Improving Maize Production for Smallholder Farmers

By Rodolfo Ricardo Hernandez Navas – Agriculture Program Officer

Roger cultivating with his team.

Roger is originally from Achuapa, León in western Nicaragua, but he currently lives in the La Concha community located between the communities of Mexico and Mata de Caña in San Carlos. He’s lived there for 23 years with his family of six. His wife owns a small shop and his children help him work the fields when they aren’t studying. They are a working family and everyone contributes to the family income.

Roger lived for a time in Costa Rica where he learned how to work the fields. He later decided to return to Nicaragua and bought a small piece of land in the community where he currently lives. He began to work his land, sowing corn and beans. He used the earnings from these crops to purchase small livestock, mainly pigs. He supported his wife who also worked and contributed to their family’s income and improvement.

Self-Help International’s Agriculture Program visited Roger, and Roger was intrigued by Rodolfo’s, Self-Help’s Agriculture Program Officer, explanation of Self-Help cultivation techniques to obtain higher maize yields while minimizing farming expenses. Rodolfo explained that program involvement required forming a group of local farmers to share knowledge of a new farming technique by planting a demonstration plot with a new variety of high quality protein maize (QPM) called INTA Nutrader.

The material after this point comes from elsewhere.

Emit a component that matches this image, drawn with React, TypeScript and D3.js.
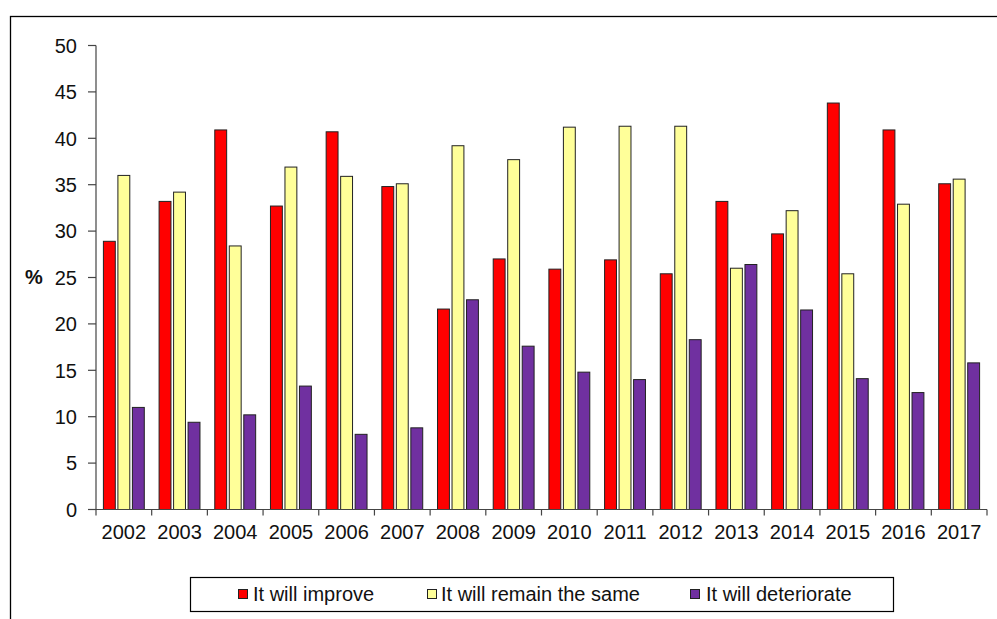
import React from "react";
import * as d3 from "d3";

const years = ["2002","2003","2004","2005","2006","2007","2008","2009","2010","2011","2012","2013","2014","2015","2016","2017"];
const improve = [28.9,33.2,40.9,32.7,40.7,34.8,21.6,27.0,25.9,26.9,25.4,33.2,29.7,43.8,40.9,35.1];
const same = [36.0,34.2,28.4,36.9,35.9,35.1,39.2,37.7,41.2,41.3,41.3,26.0,32.2,25.4,32.9,35.6];
const deteriorate = [11.0,9.4,10.2,13.3,8.1,8.8,22.6,17.6,14.8,14.0,18.3,26.4,21.5,14.1,12.6,15.8];
const seriesNames = ["It will improve","It will remain the same","It will deteriorate"];
const seriesColors = ["#FF0000","#FFFF99","#7030A0"];
const yTicks = [0,5,10,15,20,25,30,35,40,45,50];

const W = 997, H = 619;
const left = 96, right = 987, top = 45.5, bottom = 509.5;
const FONT = "'Liberation Sans', Arial, sans-serif";

export default function App() {
  const seriesData = [improve, same, deteriorate];
  const x0 = d3.scaleBand<string>().domain(years).range([left, right]).padding(0);
  const y = d3.scaleLinear().domain([0, 50]).range([bottom, top]);
  const bw = x0.bandwidth();
  const half = 21.75;
  const x1 = d3.scaleBand<number>().domain([0,1,2]).range([bw/2 - half, bw/2 + half]).paddingInner(0.18).paddingOuter(0.09);

  const legendItems = [
    { sx: 238, tx: 253 },
    { sx: 427, tx: 441 },
    { sx: 690, tx: 706 },
  ];

  return (
    <svg width={W} height={H} style={{ position: "absolute", left: 0, top: 0 }} fontFamily={FONT}>
      <rect x={10.5} y={16.5} width={1100} height={800} fill="white" stroke="#000" strokeWidth={1.3} />
      {years.map((yr, i) => (
        <g key={yr} transform={`translate(${x0(yr)},0)`}>
          {seriesData.map((s, k) => (
            <rect key={k} x={x1(k)} y={y(s[i])} width={x1.bandwidth()} height={y(0) - y(s[i])}
              fill={seriesColors[k]} stroke="#222" strokeWidth={1} />
          ))}
        </g>
      ))}
      <line x1={left} x2={left} y1={top} y2={bottom} stroke="#444" strokeWidth={1.2} />
      {yTicks.map(t => (
        <g key={t}>
          <line x1={left - 8} x2={left} y1={y(t)} y2={y(t)} stroke="#444" strokeWidth={1.2} />
          <text x={77} y={y(t)} dy="0.36em" textAnchor="end" fontSize={20} fill="#111">{t}</text>
        </g>
      ))}
      <line x1={left} x2={right} y1={bottom} y2={bottom} stroke="#444" strokeWidth={1.2} />
      {d3.range(years.length + 1).map(i => {
        const xx = left + i * bw;
        return <line key={i} x1={xx} x2={xx} y1={bottom} y2={bottom + 6} stroke="#444" strokeWidth={1.2} />;
      })}
      {years.map(yr => (
        <text key={yr} x={(x0(yr) as number) + bw / 2} y={539} textAnchor="middle" fontSize={20} fill="#111">{yr}</text>
      ))}
      <text x={34} y={277} dy="0.36em" textAnchor="middle" fontSize={20} fontWeight="bold" fill="#111">%</text>
      <rect x={190.5} y={577.5} width={703} height={34} fill="white" stroke="#000" strokeWidth={1.2} />
      {seriesNames.map((n, k) => (
        <g key={n}>
          <rect x={legendItems[k].sx + 0.5} y={589.5} width={9} height={9} fill={seriesColors[k]} stroke="#222" strokeWidth={1} />
          <text x={legendItems[k].tx} y={594} dy="0.36em" fontSize={20} fill="#111">{n}</text>
        </g>
      ))}
    </svg>
  );
}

At first, Roger was hesitant to join this farming group because there were many pest problems (mice) and he wasn’t sure they would succeed. When explaining his hesitation to Rodolfo, Rodolfo responded and said that he would learn as much from the farmers as the farmers would learn from him and Self-Help. So, Roger accepted Rodolfo’s proposal and brought seven local farmers to the training at which they established a demonstration plot.

They sowed four pounds of QPM seed donated for the demonstration plot by Self-Help, establishing an area of 441 square meters. They learned that the seed they sowed had to be treated with chemicals to protect it from pests, which was something these farmers hadn’t previously done. They were also instructed to leave at least two clean meters around the plot to lower the incidence of affectation by mice and to let the maize soak with either a chemical called Counter or with black wood, a common tree in the area. The farmers followed these instructions and had success.

The farmers cared for this demonstration plot, but the fertilizers recommended by Self-Help didn’t exist at the market due to numerous external controls affecting agricultural inputs across Nicaragua. Instead, the farmers cared for this plot using traditional methods and obtained a harvest of 350 pounds of dry corn. This yield convinced the farmers that the planting technique and INTA-Nutrader QPM variety was very good. They were pleased to see that this maize variety yielded such good results in overworked soil with minimal chemical inputs (only given one application of herbicide and two of urea application). To them, this result was more than excellent, since their normal yields would have been between 2500 to 3000 pounds per manzana, which would have been the equivalent of 5600 pounds on this parcel of land, increasing production by more than 100%. The group found this experience to be very important, and will sow the seed they harvested in the last season.

Roger explains that he used to sow in a traditional way with five corn cobs where the gross production was 12,000 pounds. Now, he will establish two manzanas in the second season and his production will be similar, but his production costs will be less.

“Currently I am a partner of the Agriculture Program, and I thank Self-Help International for the support provided during the experiment and the opportunity to purchase the inputs for the last harvest cycle,” Roger said.